## REQUIRED WORK
Select each line where the word "with" appears.

┄┄┄┄┄┄

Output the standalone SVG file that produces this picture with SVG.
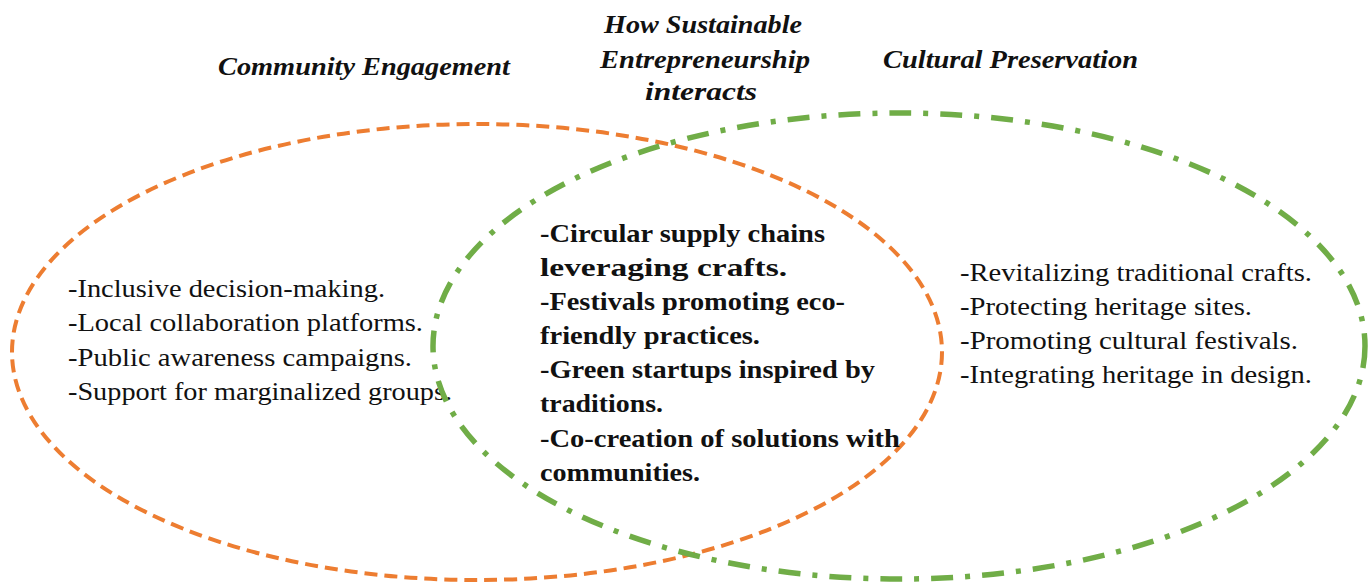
<svg xmlns="http://www.w3.org/2000/svg" width="1368" height="584" viewBox="0 0 1368 584">
<style>
.title{font-family:"Liberation Serif",serif;font-weight:bold;font-style:italic;font-size:26px;fill:#111}
.body{font-family:"Liberation Serif",serif;font-size:25px;fill:#111}
.bold{font-family:"Liberation Serif",serif;font-weight:bold;font-size:25px;fill:#111}
.orange{fill:none;stroke:#ed7d31;stroke-width:4;stroke-dasharray:13 7}
.green{fill:none;stroke:#70ad47;stroke-width:5.5;stroke-dasharray:22 12 5 12}
</style>
<rect width="1368" height="584" fill="#fff"/>
<g id="connectors"></g>
<g id="community">
<ellipse class="orange" cx="477" cy="352" rx="465" ry="228"/>
<text class="title" x="218" y="75" textLength="292" lengthAdjust="spacingAndGlyphs">Community Engagement</text>
<text class="body" x="68" y="297" textLength="317" lengthAdjust="spacingAndGlyphs">-Inclusive decision-making.</text>
<text class="body" x="68" y="331" textLength="355" lengthAdjust="spacingAndGlyphs">-Local collaboration platforms.</text>
<text class="body" x="68" y="366" textLength="344" lengthAdjust="spacingAndGlyphs">-Public awareness campaigns.</text>
<text class="body" x="68" y="400" textLength="384" lengthAdjust="spacingAndGlyphs">-Support for marginalized groups.</text>
</g>
<g id="cultural">
<ellipse class="green" cx="899" cy="346" rx="466" ry="233"/>
<text class="title" x="883" y="68" textLength="255" lengthAdjust="spacingAndGlyphs">Cultural Preservation</text>
<text class="body" x="960" y="281" textLength="352" lengthAdjust="spacingAndGlyphs">-Revitalizing traditional crafts.</text>
<text class="body" x="960" y="315" textLength="292" lengthAdjust="spacingAndGlyphs">-Protecting heritage sites.</text>
<text class="body" x="960" y="349" textLength="338" lengthAdjust="spacingAndGlyphs">-Promoting cultural festivals.</text>
<text class="body" x="960" y="383" textLength="352" lengthAdjust="spacingAndGlyphs">-Integrating heritage in design.</text>
</g>
<g id="intersection">
<text class="title" x="604" y="33" textLength="198" lengthAdjust="spacingAndGlyphs">How Sustainable</text>
<text class="title" x="600" y="68" textLength="210" lengthAdjust="spacingAndGlyphs">Entrepreneurship</text>
<text class="title" x="645" y="100" textLength="112" lengthAdjust="spacingAndGlyphs">interacts</text>
<text class="bold" x="540" y="242" textLength="285" lengthAdjust="spacingAndGlyphs">-Circular supply chains</text>
<text class="bold" x="540" y="276" textLength="247" lengthAdjust="spacingAndGlyphs">leveraging crafts.</text>
<text class="bold" x="540" y="310" textLength="305" lengthAdjust="spacingAndGlyphs">-Festivals promoting eco-</text>
<text class="bold" x="540" y="344" textLength="220" lengthAdjust="spacingAndGlyphs">friendly practices.</text>
<text class="bold" x="540" y="378" textLength="335" lengthAdjust="spacingAndGlyphs">-Green startups inspired by</text>
<text class="bold" x="540" y="412" textLength="123" lengthAdjust="spacingAndGlyphs">traditions.</text>
<text class="bold" x="540" y="447" textLength="360" lengthAdjust="spacingAndGlyphs">-Co-creation of solutions with</text>
<text class="bold" x="540" y="481" textLength="160" lengthAdjust="spacingAndGlyphs">communities.</text>
</g>
</svg>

┄┄┄┄┄┄

## SOLUTION BELOW
Output the standalone SVG file that produces this picture with SVG.
<text class="bold" x="540" y="447" textLength="360" lengthAdjust="spacingAndGlyphs">-Co-creation of solutions with</text>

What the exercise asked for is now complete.